Ahora bien, ¿qué las hace transitorias, a diferencia de las bandas delincuenciales de adultos o de las bandas juveniles salvadoreñas o colombianas por ejemplo? Empezando por lo último, cabe destacar que los grupos juveniles liminales en el Perú no se reúnen ni para delinquir ni para asesinar, su formación es inconsistente y no posee una organicidad al estilo de las Maras Salvatruchas, ni un estilo sanguinario masivo, al estilo de los adolescentes sicarios en Colombia. En aquellos contextos se vive una especie de “cárcel cultural”[4] que es capaz de castigar con la muerte a los desertores. Los estigmas que recaen sobre ellos los fortalece, pudiendo ver tatuajes hasta en el rostro que buscan violentar al otro con la sola presencia. Por otra parte, los adultos que delinquen en nuestro contexto ven en la delincuencia un modo de vida, a diferencia de los jóvenes integrantes de pandillas, que oscilan generalmente entre los 14 años y los 20 años de edad. Éstos últimos lo ven como un pasatiempo –algunas veces mortífero- capaz de resaltar todas esas energías de las que están hechos que de uno u otro modo necesita irradiar. Los delincuentes han decidido un estilo de vida, los jóvenes liminales no, aun dudan y no esperan morir por el amor a un equipo de fútbol o un barrio. Más aun su salida de estos grupos no será castigada, ni tampoco ovacionada: sin pena ni gloria, continuarán con su vida. Los estigmas no los fortalecen, por el contrario, los ahuyentan y en muchos casos, los llevan a la reflexión.

Las tensiones entre la presión del grupo y el miedo al castigo institucional son muy claras en muchos casos. Se trata de actitudes a medio camino entre la delincuencia y la legalidad. Por un lado, la exigencia del grupo para ejercer la violencia y por otro la autoexigencia de no cometer delitos cuyo castigo institucional (cárcel) les convertiría en delincuentes de pleno derecho. El lugar en el que los jóvenes liminales se desenvuelven puede determinar ciertos comportamientos: el pertenecer a una comunidad en donde la violencia no sólo dinamita por doquier, sino que es valorada y respetada por los pares, puede no sólo convencer, sino en algunos casos obligar a que un joven se integre a un grupo juvenil violento. Al permeabilizar comportamientos y actitudes demuestran cierta resistencia a no abandonar valores morales y éticos, poniendo en primer término a sus familias y lo que éstas puedan decir de ellos. El debate es amplio y la realidad apenas figurada bajo la oscura capa de la teoría. Es necesario reflexionar sobre la condición racional e irracional de los jóvenes liminales, quienes mezclan diversas intenciones, tanto lúdicas como tanáticas, lo que nos lleva a interacciones eminentemente complejas, y cuya comprensión empieza por ellos mismos, es decir desde sus propias perspectivas. Lo que denomino clandestinidad juvenil, es propio de una condición liminal, que la hace situacional y transicional, más no estacionaria y definitiva. Sería no sólo difícil, sino imposible hallar marcadas separaciones entre lo racionalizado y lo irracional, lo cual nos lleva a nuevas y mayores formas de sentir y pensar la realidad de la violencia juvenil en el Perú.
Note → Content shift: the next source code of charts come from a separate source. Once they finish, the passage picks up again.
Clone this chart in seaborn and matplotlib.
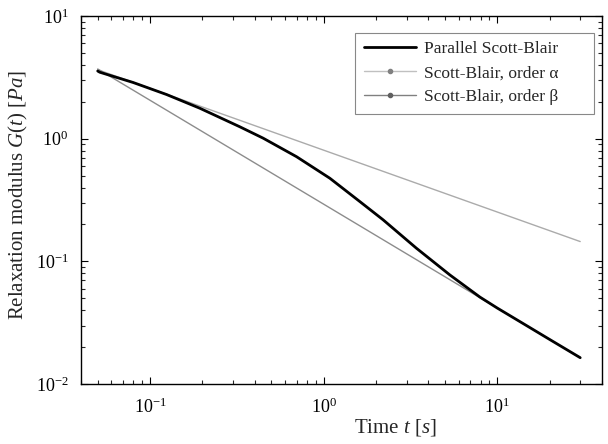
import pandas as pd
import matplotlib
matplotlib.use('Agg')
import matplotlib.pyplot as plt
import seaborn as sns
from matplotlib.lines import Line2D
from matplotlib.ticker import LogLocator, NullFormatter

# --- datos ---
T_PARALLEL = [0.05, 0.0514, 0.080, 0.1246, 0.1937, 0.329, 0.448, 0.698, 1.085, 1.616,
              2.20, 3.42, 5.33, 7.93, 10.0, 15.0, 20.0, 30.0]
G_PARALLEL = [3.56, 3.48, 2.87, 2.29, 1.77, 1.25, 1.01, 0.713, 0.476, 0.307,
              0.218, 0.128, 0.0775, 0.0512, 0.0416, 0.0295, 0.0231, 0.0164]

T_ALPHA = [0.05, 30.0]
G_ALPHA = [3.65, 0.145]

T_BETA = [0.05, 30.0]
G_BETA = [3.70, 0.0164]

LABELS = ['Parallel Scott-Blair', 'Scott-Blair, order α', 'Scott-Blair, order β']

# --- estilo ---
sns.set_style('ticks')
plt.rcParams.update({
    'font.family': ['Liberation Serif', 'DejaVu Serif'],
    'mathtext.fontset': 'custom',
    'mathtext.rm': 'Liberation Serif',
    'mathtext.it': 'Liberation Serif:italic',
    'font.size': 13,
    'axes.linewidth': 1.0,
    'axes.edgecolor': 'black',
    'xtick.direction': 'in',
    'ytick.direction': 'in',
    'xtick.top': True,
    'ytick.right': True,
})

df_par = pd.DataFrame({'t': T_PARALLEL, 'G': G_PARALLEL})
df_a = pd.DataFrame({'t': T_ALPHA, 'G': G_ALPHA})
df_b = pd.DataFrame({'t': T_BETA, 'G': G_BETA})

fig = plt.figure(figsize=(6.08, 4.44), dpi=100)
ax = fig.add_axes([0.133, 0.135, 0.857, 0.829])

sns.lineplot(data=df_a, x='t', y='G', color='#ababab', linewidth=1.0, ax=ax)
sns.lineplot(data=df_b, x='t', y='G', color='#8c8c8c', linewidth=1.0, ax=ax)
sns.lineplot(data=df_par, x='t', y='G', color='black', linewidth=2.0, ax=ax)

ax.set_xscale('log')
ax.set_yscale('log')
ax.set_xlim(0.04, 40)
ax.set_ylim(0.01, 10)

ax.xaxis.set_major_locator(LogLocator(base=10, numticks=10))
ax.yaxis.set_major_locator(LogLocator(base=10, numticks=10))
ax.xaxis.set_minor_locator(LogLocator(base=10, subs=range(2, 10), numticks=20))
ax.yaxis.set_minor_locator(LogLocator(base=10, subs=range(2, 10), numticks=20))
ax.xaxis.set_minor_formatter(NullFormatter())
ax.yaxis.set_minor_formatter(NullFormatter())
ax.tick_params(which='major', length=5, width=0.8, labelsize=13, colors='black')
ax.tick_params(which='minor', length=3, width=0.8)
ax.tick_params(axis='x', which='major', pad=10)
ax.tick_params(axis='y', which='major', pad=9)
for s in ax.spines.values():
    s.set_visible(True)
    s.set_color('black')

ax.set_xlabel(r'Time $t$ [$s$]', fontsize=15)
ax.set_ylabel(r'Relaxation modulus $G(t)$ [$Pa$]', fontsize=15)
ax.xaxis.set_label_coords(0.603, -0.09)
ax.yaxis.set_label_coords(-0.098, 0.514)

handles = [
    Line2D([], [], color='black', linewidth=2.0),
    Line2D([], [], color='#c0c0c0', linewidth=1.0, marker='.', markersize=6,
           markerfacecolor='#808080', markeredgecolor='#808080'),
    Line2D([], [], color='#808080', linewidth=1.0, marker='.', markersize=6,
           markerfacecolor='#606060', markeredgecolor='#606060'),
]
leg = ax.legend(handles, LABELS, loc='upper left', bbox_to_anchor=(0.526, 0.5, 0.459, 0.455),
                mode='expand', borderaxespad=0, fancybox=False, framealpha=1, edgecolor='#888888',
                fontsize=12.5, handlelength=3.0, handletextpad=0.5, labelspacing=0.45,
                borderpad=0.5)
leg.get_frame().set_linewidth(0.8)

plt.savefig('out.png', dpi=100)
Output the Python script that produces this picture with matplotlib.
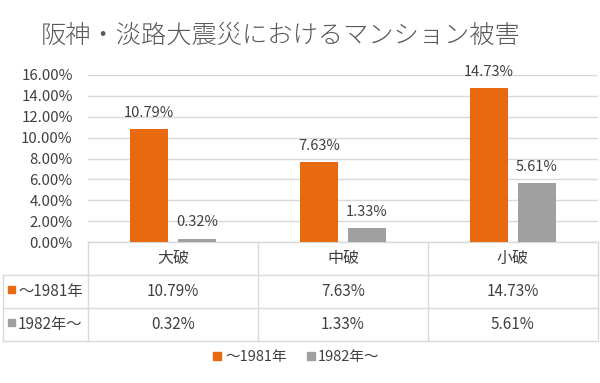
import matplotlib
matplotlib.use('Agg')
import matplotlib.pyplot as plt
import numpy as np

plt.rcParams['font.family'] = ['Noto Sans CJK JP', 'DejaVu Sans']

title = '阪神・淡路大震災におけるマンション被害'
categories = ['大破', '中破', '小破']
series_names = ['～1981年', '1982年～']
before_1981 = [10.79, 7.63, 14.73]
after_1982 = [0.32, 1.33, 5.61]
yticks = [0, 2, 4, 6, 8, 10, 12, 14, 16]

c_orange = '#E8690F'
c_gray = '#A0A0A0'
c_line = '#D9D9D9'
c_text = '#404040'

W, H = 600, 383
fig = plt.figure(figsize=(6, 3.83), dpi=100)

# background overlay in pixel coords for the table
tax = fig.add_axes([0, 0, 1, 1])
tax.set_xlim(0, W)
tax.set_ylim(H, 0)
tax.axis('off')

x0, x1 = 88, 598
y_base = 242
y_top = 75
ax = fig.add_axes([x0 / W, 1 - y_base / H, (x1 - x0) / W, (y_base - y_top) / H])
ax.set_facecolor('none')

x = np.arange(len(categories))
bw = 0.224
off = 0.141
ax.bar(x - off, before_1981, bw, color=c_orange, zorder=3)
ax.bar(x + off, after_1982, bw, color=c_gray, zorder=3)
for xi, v in zip(x, before_1981):
    ax.text(xi - off, v + 0.9, f'{v:.2f}%', ha='center', va='bottom', fontsize=10.5, color=c_text)
for xi, v in zip(x, after_1982):
    ax.text(xi + off, v + 0.9, f'{v:.2f}%', ha='center', va='bottom', fontsize=10.5, color=c_text)

ax.set_xlim(-0.5, len(categories) - 0.5)
ax.set_ylim(0, 16)
ax.set_yticks(yticks)
ax.set_yticklabels([f'{t:.2f}%' for t in yticks], fontsize=10.8, color=c_text)
ax.set_xticks([])
ax.grid(axis='y', color=c_line, lw=1, zorder=0)
ax.tick_params(axis='y', length=0, pad=11)
for s in ax.spines.values():
    s.set_visible(False)

# data table
col_w = (x1 - x0) / len(categories)
rows = [y_base, 275, 308, 341]
left = 3
for yy in rows[1:]:
    tax.plot([left, x1], [yy, yy], color=c_line, lw=1)
tax.plot([x0, x1], [y_base, y_base], color=c_line, lw=1)
tax.plot([left, left], [rows[1], rows[-1]], color=c_line, lw=1)
for i in range(len(categories) + 1):
    xx = x0 + i * col_w
    tax.plot([xx, xx], [y_base, rows[-1]], color=c_line, lw=1)

for i, c in enumerate(categories):
    tax.text(x0 + (i + 0.5) * col_w, (rows[0] + rows[1]) / 2, c, ha='center', va='center',
             fontsize=11.5, color=c_text)

series = [before_1981, after_1982]
colors = [c_orange, c_gray]
for r, (name, vals, col) in enumerate(zip(series_names, series, colors)):
    yc = (rows[r + 1] + rows[r + 2]) / 2
    tax.add_patch(plt.Rectangle((8, yc - 6), 7, 7, color=col))
    tax.text(18, yc, name, ha='left', va='center', fontsize=11, color=c_text)
    for i, v in enumerate(vals):
        tax.text(x0 + (i + 0.5) * col_w, yc, f'{v:.2f}%', ha='center', va='center',
                 fontsize=11, color=c_text)

# legend
ly = 357
tax.add_patch(plt.Rectangle((213, ly - 5), 8, 8, color=c_orange))
tax.text(225, ly, series_names[0], ha='left', va='center', fontsize=10.5, color=c_text)
tax.add_patch(plt.Rectangle((307, ly - 5), 8, 8, color=c_gray))
tax.text(318, ly, series_names[1], ha='left', va='center', fontsize=10.5, color=c_text)

fig.text(0.467, 1 - 36 / H, title, ha='center', va='center', fontsize=18.2, color='#595959',
         fontweight='light')

fig.savefig('out.png', dpi=100)
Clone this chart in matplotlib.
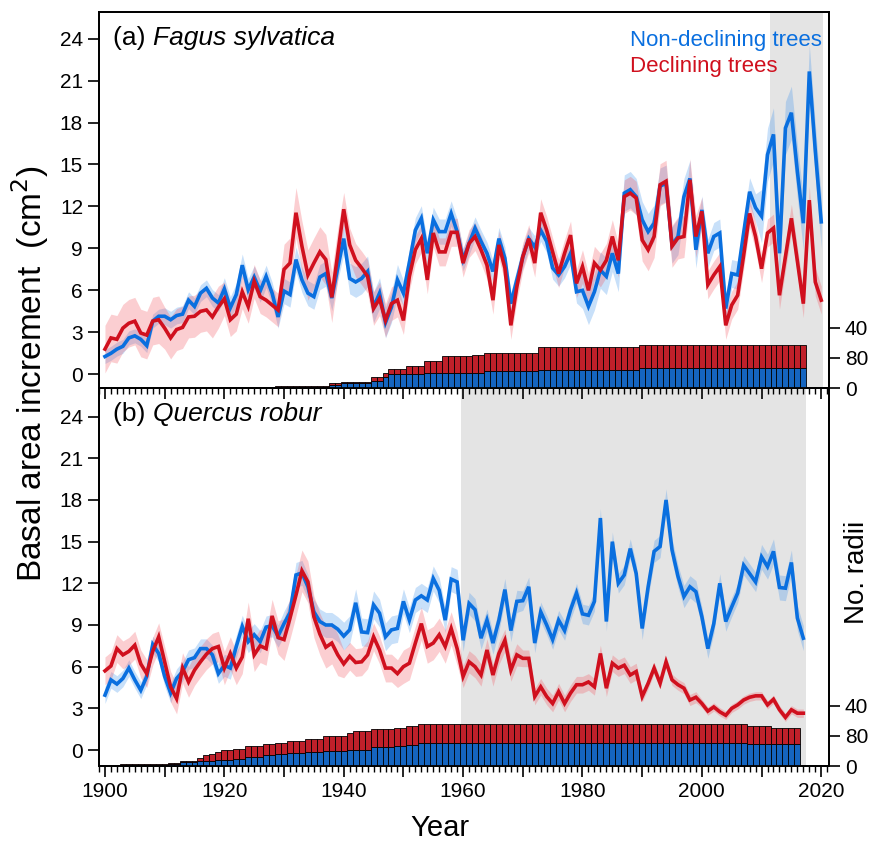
import numpy as np
import matplotlib
matplotlib.use("Agg")
import matplotlib.pyplot as plt
from matplotlib.ticker import MultipleLocator, FuncFormatter

plt.rcParams["font.family"] = ["Liberation Sans", "DejaVu Sans"]

# ---- Fagus sylvatica (1900-2020) ----
fs_years = np.arange(1900, 2021)
fs_nd = [1.27, 1.5, 1.8, 2.0, 2.6, 2.75, 2.5, 2.05, 3.8, 4.15,
         4.15, 3.9, 4.2, 4.3, 5.3, 4.85, 5.8, 6.15, 5.45, 5.1,
         6.1, 4.75, 5.7, 7.8, 6.05, 6.95, 5.95, 7.0, 5.8, 4.1,
         5.95, 5.7, 8.2, 6.75, 5.8, 5.55, 6.95, 7.2, 5.45, 7.6,
         9.7, 6.85, 6.6, 6.85, 7.35, 4.8, 5.8, 3.7, 4.8, 6.75,
         5.8, 8.0, 10.3, 11.15, 8.65, 11.05, 10.2, 10.2, 11.5, 10.2,
         8.2, 9.35, 10.45, 9.5, 8.65, 7.35, 9.7, 8.3, 5.05, 6.75,
         8.4, 9.7, 9.1, 10.3, 9.5, 7.6, 7.1, 7.7, 8.65, 5.9,
         6.0, 4.85, 5.9, 7.45, 7.0, 8.65, 7.2, 12.95, 13.2, 12.7,
         11.05, 10.2, 10.8, 13.45, 13.65, 9.25, 9.85, 12.7, 14.0, 8.9,
         11.75, 8.65, 9.85, 10.1, 4.7, 7.2, 7.1, 10.1, 13.05, 11.9,
         11.3, 15.7, 17.15, 8.65, 17.6, 18.7, 14.5, 10.8, 21.65, 16.0, 10.9]
fs_d = [1.8, 2.6, 2.5, 3.3, 3.65, 3.8, 2.95, 2.8, 3.8, 3.9,
        3.3, 2.6, 3.2, 3.35, 4.1, 4.15, 4.5, 4.6, 4.1, 4.8,
        5.4, 3.9, 4.3, 5.9, 4.85, 6.65, 5.55, 5.3, 4.95, 4.6,
        7.5, 7.95, 11.55, 9.15, 7.1, 7.95, 8.75, 8.2, 5.5, 8.6,
        11.8, 9.25, 8.15, 7.6, 7.0, 4.7, 5.4, 3.85, 5.05, 5.3,
        3.85, 7.0, 8.9, 9.7, 6.75, 10.1, 8.75, 8.75, 10.15, 10.15,
        7.95, 9.35, 9.85, 8.9, 7.8, 5.3, 9.25, 7.6, 3.5, 6.25,
        8.4, 9.7, 7.95, 11.55, 10.3, 8.75, 7.2, 8.65, 9.95, 6.5,
        7.7, 6.0, 7.95, 7.45, 8.15, 9.85, 8.15, 12.7, 12.95, 12.6,
        9.6, 8.9, 9.85, 13.55, 13.8, 9.15, 9.75, 9.85, 13.9, 9.85,
        11.65, 6.4, 7.1, 7.7, 3.5, 4.95, 5.65, 8.5, 11.5, 9.85,
        7.55, 10.1, 10.45, 5.65, 8.4, 11.15, 8.1, 5.05, 12.45, 6.6, 5.3]
# half-width of the shaded bands, per decade
fs_nd_hw = [0.5, 0.6, 0.8, 0.9, 1.1, 0.9, 0.8, 0.8, 1.3, 1.3, 1.0, 1.9, 1.9]
fs_d_hw = [1.7, 1.5, 1.2, 1.8, 1.2, 1.0, 1.0, 1.0, 1.2, 1.5, 1.0, 1.0, 1.0]
# sample depth (no. radii), step segments
fs_seg_start = [1929, 1938, 1940, 1945, 1947, 1948, 1951, 1954, 1957, 1962, 1964, 1973, 1990]
fs_seg_nd = [2, 8, 12, 19, 30, 36, 36, 39, 41, 41, 46, 48, 53]
fs_seg_d = [4, 4, 4, 10, 9, 14, 23, 34, 44, 48, 48, 62, 62]
fs_seg_last = 2017

# ---- Quercus robur (1900-2017) ----
qr_years = np.arange(1900, 2018)
qr_nd = [3.95, 5.05, 4.75, 5.15, 5.9, 5.05, 4.3, 5.3, 7.6, 6.95,
         5.3, 4.1, 5.15, 5.65, 6.5, 6.65, 7.3, 7.3, 6.85, 5.5,
         6.1, 5.9, 7.45, 8.9, 7.8, 8.3, 7.8, 8.85, 8.95, 8.2,
         9.1, 9.9, 12.6, 12.75, 11.75, 9.95, 9.25, 9.0, 9.0, 8.7,
         8.2, 8.65, 10.6, 8.5, 8.45, 10.45, 9.85, 8.15, 8.65, 8.75,
         10.7, 9.35, 10.8, 11.1, 10.8, 12.35, 11.5, 9.35, 12.3, 12.1,
         7.9, 10.55, 10.1, 8.05, 9.35, 7.7, 9.35, 11.55, 8.6, 10.7,
         10.75, 11.75, 7.7, 9.95, 9.0, 7.95, 9.35, 8.6, 10.1, 11.3,
         9.8, 9.7, 10.7, 16.7, 9.25, 15.0, 12.0, 12.6, 14.5, 12.7,
         8.75, 11.75, 14.3, 14.65, 18.0, 14.4, 12.5, 11.05, 11.75, 11.4,
         9.6, 7.3, 9.1, 12.0, 9.25, 10.3, 11.3, 13.3, 12.7, 12.1,
         13.9, 13.2, 14.3, 11.7, 11.65, 13.5, 9.5, 8.05]
qr_d = [5.7, 6.05, 7.3, 6.85, 7.1, 7.55, 6.2, 5.5, 7.1, 8.15,
        6.35, 4.55, 3.7, 5.9, 4.9, 5.75, 6.35, 6.9, 7.3, 7.45,
        5.9, 6.95, 5.9, 6.7, 9.45, 6.85, 7.5, 7.3, 9.65, 8.1,
        7.95, 9.5, 11.15, 12.9, 12.1, 9.6, 8.35, 7.4, 7.7, 6.85,
        6.2, 6.75, 6.3, 6.35, 6.85, 8.15, 7.2, 5.9, 5.9, 5.5,
        6.0, 6.25, 7.7, 9.1, 7.45, 7.7, 8.3, 7.45, 8.75, 7.3,
        5.3, 6.35, 6.0, 5.4, 7.2, 5.4, 6.95, 7.9, 5.75, 6.85,
        6.6, 6.6, 3.85, 4.55, 3.85, 3.35, 4.2, 3.35, 4.1, 4.7,
        4.7, 4.9, 4.55, 6.95, 4.45, 6.25, 5.9, 6.1, 5.4, 5.65,
        3.85, 4.8, 5.9, 4.8, 6.35, 5.05, 4.7, 4.45, 3.6, 3.8,
        3.35, 2.8, 3.1, 2.75, 2.5, 3.0, 3.25, 3.6, 3.8, 3.9,
        3.9, 3.25, 3.65, 2.9, 2.35, 2.9, 2.65, 2.65]
qr_nd_hw = [0.6, 0.7, 0.8, 0.9, 1.0, 0.9, 0.8, 0.7, 0.7, 0.8, 0.7, 0.9]
qr_d_hw = [1.0, 1.1, 1.2, 1.5, 1.0, 1.2, 0.8, 0.6, 0.6, 0.4, 0.3, 0.3]
qr_seg_start = [1903, 1911, 1913, 1916, 1917, 1918, 1919, 1920, 1922, 1924, 1927, 1929,
                1931, 1934, 1937, 1941, 1942, 1945, 1949, 1951, 1953, 2008, 2012]
qr_seg_nd = [2, 5, 10, 12, 13, 14, 15, 16, 18, 24, 28, 31, 34, 37, 40, 42, 42, 51, 52, 55, 61, 57, 57]
qr_seg_d = [3, 3, 3, 8, 15, 19, 21, 26, 28, 28, 30, 31, 32, 35, 39, 45, 50, 46, 48, 50, 49, 48, 43]
qr_seg_last = 2016

C_ND = "#0a6fdf"
C_D = "#d0101e"
C_ND_BAND = "#3a90ec"
C_D_BAND = "#f4505a"
C_ND_BAR = "#1565c0"
C_D_BAR = "#c0202a"
C_SHADE = "#e4e4e4"


def expand_segments(starts, last, values):
    lengths = np.diff(list(starts) + [last + 1])
    yrs = np.arange(starts[0], last + 1)
    return yrs, np.repeat(values, lengths)


def draw_panel(ax, ax2, years, nd, d, nd_hw, d_hw, seg_start, seg_last, seg_nd, seg_d,
               shade, tag, species, ylim):
    nd = np.array(nd)
    d = np.array(d)
    nhw = np.repeat(nd_hw, 10)[:len(years)]
    dhw = np.repeat(d_hw, 10)[:len(years)]

    ax.axvspan(shade[0], shade[1], color=C_SHADE, lw=0, zorder=0)
    ax.fill_between(years, nd - nhw, nd + nhw, color=C_ND_BAND, alpha=0.28, lw=0, zorder=1)
    ax.fill_between(years, d - dhw, d + dhw, color=C_D_BAND, alpha=0.28, lw=0, zorder=1)
    ax.plot(years, nd, color=C_ND, lw=2.6, zorder=3, solid_joinstyle="miter")
    ax.plot(years, d, color=C_D, lw=2.6, zorder=4, solid_joinstyle="miter")

    byears, bnd = expand_segments(seg_start, seg_last, seg_nd)
    _, bd = expand_segments(seg_start, seg_last, seg_d)
    ax2.bar(byears, bnd, width=1.0, color=C_ND_BAR, edgecolor="black", linewidth=0.6)
    ax2.bar(byears, bd, bottom=bnd, width=1.0, color=C_D_BAR, edgecolor="black", linewidth=0.6)
    ax2.set_ylim(0, 1000)
    ax2.set_yticks([0, 80, 160])
    ax2.set_yticklabels(["0", "80", "40"])

    ax.set_xlim(1899, 2021.3)
    ax.set_ylim(*ylim)
    ax.set_yticks(np.arange(0, 25, 3))
    ax.xaxis.set_major_locator(MultipleLocator(10))
    ax.xaxis.set_minor_locator(MultipleLocator(1))

    t = ax.text(0.019, 0.93, "(%s) " % tag, transform=ax.transAxes, fontsize=19,
                va="center", ha="left")
    ax.annotate(species, xy=(1, 0), xycoords=t, fontsize=19, style="italic",
                va="bottom", ha="left")

    for a in (ax, ax2):
        for s in a.spines.values():
            s.set_linewidth(1.3)
    ax.tick_params(axis="both", which="major", direction="out", length=8, width=1.2,
                   labelsize=15, right=False, top=False)
    ax.tick_params(axis="x", which="minor", direction="out", length=4, width=1.0, top=False)
    ax2.tick_params(axis="y", direction="out", length=8, width=1.2, labelsize=15)


fig = plt.figure(figsize=(8.75, 8.43), dpi=100)
L, W = 99 / 875, 730 / 875
ax_b = fig.add_axes([L, 1 - 766 / 843, W, 378 / 843])
ax_b2 = ax_b.twinx()
ax_t = fig.add_axes([L, 1 - 388 / 843, W, 376 / 843])
ax_t2 = ax_t.twinx()
ax_b.set_zorder(1)
ax_b2.set_zorder(1.5)
ax_t.set_zorder(2)
ax_t2.set_zorder(2.5)
ax_t.patch.set_visible(False)

draw_panel(ax_t, ax_t2, fs_years, fs_nd, fs_d, fs_nd_hw, fs_d_hw, fs_seg_start,
           fs_seg_last, fs_seg_nd, fs_seg_d, (2011.4, 2020.3), "a", "Fagus sylvatica",
           (-0.98, 25.9))
draw_panel(ax_b, ax_b2, qr_years, qr_nd, qr_d, qr_nd_hw, qr_d_hw, qr_seg_start,
           qr_seg_last, qr_seg_nd, qr_seg_d, (1959.6, 2017.4), "b", "Quercus robur",
           (-1.15, 26.06))

ax_t.xaxis.set_major_formatter(FuncFormatter(lambda v, p: ""))
ax_b.xaxis.set_major_formatter(
    FuncFormatter(lambda v, p: "%d" % v if int(round(v)) % 20 == 0 else ""))

ax_t.text(0.727, 0.925, "Non-declining trees", transform=ax_t.transAxes, color=C_ND,
          fontsize=16, va="center", ha="left", zorder=6)
ax_t.text(0.727, 0.856, "Declining trees", transform=ax_t.transAxes, color=C_D,
          fontsize=16, va="center", ha="left", zorder=6)

fig.text(30 / 875, 1 - 374 / 843, "Basal area increment  (cm$^2$)", rotation=90,
         fontsize=24, ha="center", va="center")
fig.text(857 / 875, 1 - 572 / 843, "No. radii", rotation=90, fontsize=20,
         ha="center", va="center")
fig.text(440 / 875, 1 - 828 / 843, "Year", fontsize=21, ha="center", va="center")

fig.savefig("out.png", dpi=100)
[1] LOAYZA, Jerjes (2011)“Grupos juveniles liminales en Lima: Un estudio de caso en la comunidad autogestionaria de Huaycán”. RECSO Revista de Ciencias Sociales. Montevideo: Año 1, Número 1, 2010. Pág. 34 – 53. Universidad Católica de Uruguay.
[2] TURNER, Víctor (1970 ) Simbolismo y ritual. Pontificia Universidad Católica del Perú, Lima.
[3] SANTOS, Martín (1998)  “Emociones, desempeños morales contextuales, conflicto social y relaciones  de poder en redes de esquineros-trajinantes de un barrio popular de Lima”. En Maruja Martínez y Federico Tong, (editores).¿Nacidos para ser salvajes?. CEAPAZ. Lima.
[4] MARTÍN ALVAREZ, Alberto; FERNANDEZ ZUBIERTA, Ana y VILLARREAL SOTELO, Karla. (2007) “Difusión transnacional de identidades juveniles en la expansión de las maras centroamericanas”. En Perfiles Latinoamericanos. Julio-diciembre, número 30. México: FLACSO.